WHAT TO PRODUCE – Pictures do not belong in the copy; quote every entry below exactly.

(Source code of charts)
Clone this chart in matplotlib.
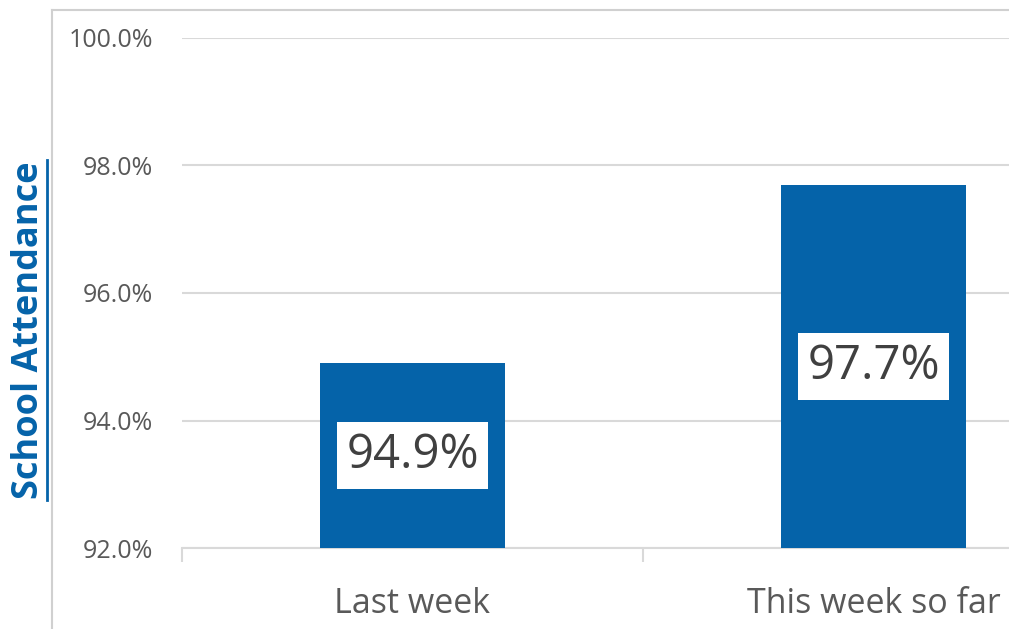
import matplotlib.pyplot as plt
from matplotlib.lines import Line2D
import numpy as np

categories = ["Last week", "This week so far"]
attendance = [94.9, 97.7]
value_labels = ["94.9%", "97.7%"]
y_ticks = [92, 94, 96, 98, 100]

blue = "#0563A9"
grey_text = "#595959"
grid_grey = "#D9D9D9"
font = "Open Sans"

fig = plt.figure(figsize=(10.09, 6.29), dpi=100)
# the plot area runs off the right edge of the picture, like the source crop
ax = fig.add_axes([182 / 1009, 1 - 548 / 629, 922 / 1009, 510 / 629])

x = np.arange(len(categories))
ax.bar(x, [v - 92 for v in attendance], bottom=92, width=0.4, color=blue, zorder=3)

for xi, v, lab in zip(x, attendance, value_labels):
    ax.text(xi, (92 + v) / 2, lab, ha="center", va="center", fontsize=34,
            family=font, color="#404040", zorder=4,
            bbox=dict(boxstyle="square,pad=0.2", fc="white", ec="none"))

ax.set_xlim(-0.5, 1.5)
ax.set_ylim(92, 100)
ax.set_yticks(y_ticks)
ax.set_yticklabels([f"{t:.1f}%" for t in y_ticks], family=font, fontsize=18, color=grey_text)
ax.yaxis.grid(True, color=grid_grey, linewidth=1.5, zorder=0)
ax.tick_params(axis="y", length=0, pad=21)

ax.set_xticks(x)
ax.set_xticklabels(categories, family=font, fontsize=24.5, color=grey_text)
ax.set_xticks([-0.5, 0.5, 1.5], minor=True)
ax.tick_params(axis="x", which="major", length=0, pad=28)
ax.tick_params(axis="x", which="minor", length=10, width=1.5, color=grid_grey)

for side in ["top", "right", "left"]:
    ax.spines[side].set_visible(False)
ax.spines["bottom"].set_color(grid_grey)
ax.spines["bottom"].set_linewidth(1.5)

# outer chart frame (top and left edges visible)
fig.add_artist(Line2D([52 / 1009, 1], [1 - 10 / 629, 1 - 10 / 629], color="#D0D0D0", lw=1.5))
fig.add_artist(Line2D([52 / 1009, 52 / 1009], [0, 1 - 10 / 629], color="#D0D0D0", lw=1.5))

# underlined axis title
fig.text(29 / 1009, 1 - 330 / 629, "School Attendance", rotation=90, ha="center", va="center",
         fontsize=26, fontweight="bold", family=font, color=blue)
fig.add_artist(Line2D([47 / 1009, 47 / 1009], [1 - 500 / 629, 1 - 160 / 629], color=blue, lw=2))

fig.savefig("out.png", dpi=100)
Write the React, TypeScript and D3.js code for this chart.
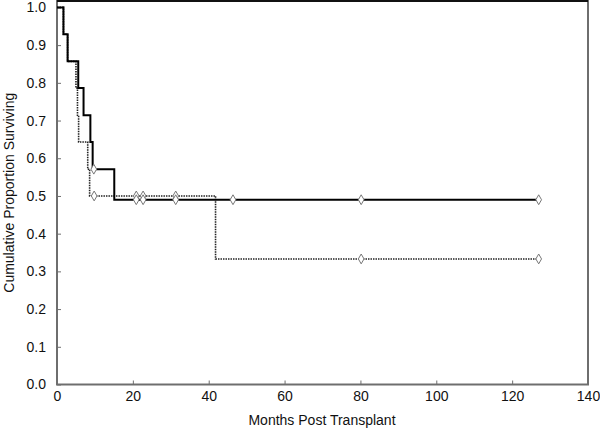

SOLUTION FOR THIS TASK –
Clone this chart in matplotlib.
import matplotlib.pyplot as plt
from matplotlib.lines import Line2D
import numpy as np

categories = ["Last week", "This week so far"]
attendance = [94.9, 97.7]
value_labels = ["94.9%", "97.7%"]
y_ticks = [92, 94, 96, 98, 100]

blue = "#0563A9"
grey_text = "#595959"
grid_grey = "#D9D9D9"
font = "Open Sans"

fig = plt.figure(figsize=(10.09, 6.29), dpi=100)
# the plot area runs off the right edge of the picture, like the source crop
ax = fig.add_axes([182 / 1009, 1 - 548 / 629, 922 / 1009, 510 / 629])

x = np.arange(len(categories))
ax.bar(x, [v - 92 for v in attendance], bottom=92, width=0.4, color=blue, zorder=3)

for xi, v, lab in zip(x, attendance, value_labels):
    ax.text(xi, (92 + v) / 2, lab, ha="center", va="center", fontsize=34,
            family=font, color="#404040", zorder=4,
            bbox=dict(boxstyle="square,pad=0.2", fc="white", ec="none"))

ax.set_xlim(-0.5, 1.5)
ax.set_ylim(92, 100)
ax.set_yticks(y_ticks)
ax.set_yticklabels([f"{t:.1f}%" for t in y_ticks], family=font, fontsize=18, color=grey_text)
ax.yaxis.grid(True, color=grid_grey, linewidth=1.5, zorder=0)
ax.tick_params(axis="y", length=0, pad=21)

ax.set_xticks(x)
ax.set_xticklabels(categories, family=font, fontsize=24.5, color=grey_text)
ax.set_xticks([-0.5, 0.5, 1.5], minor=True)
ax.tick_params(axis="x", which="major", length=0, pad=28)
ax.tick_params(axis="x", which="minor", length=10, width=1.5, color=grid_grey)

for side in ["top", "right", "left"]:
    ax.spines[side].set_visible(False)
ax.spines["bottom"].set_color(grid_grey)
ax.spines["bottom"].set_linewidth(1.5)

# outer chart frame (top and left edges visible)
fig.add_artist(Line2D([52 / 1009, 1], [1 - 10 / 629, 1 - 10 / 629], color="#D0D0D0", lw=1.5))
fig.add_artist(Line2D([52 / 1009, 52 / 1009], [0, 1 - 10 / 629], color="#D0D0D0", lw=1.5))

# underlined axis title
fig.text(29 / 1009, 1 - 330 / 629, "School Attendance", rotation=90, ha="center", va="center",
         fontsize=26, fontweight="bold", family=font, color=blue)
fig.add_artist(Line2D([47 / 1009, 47 / 1009], [1 - 500 / 629, 1 - 160 / 629], color=blue, lw=2))

fig.savefig("out.png", dpi=100)
Write the React, TypeScript and D3.js code for this chart.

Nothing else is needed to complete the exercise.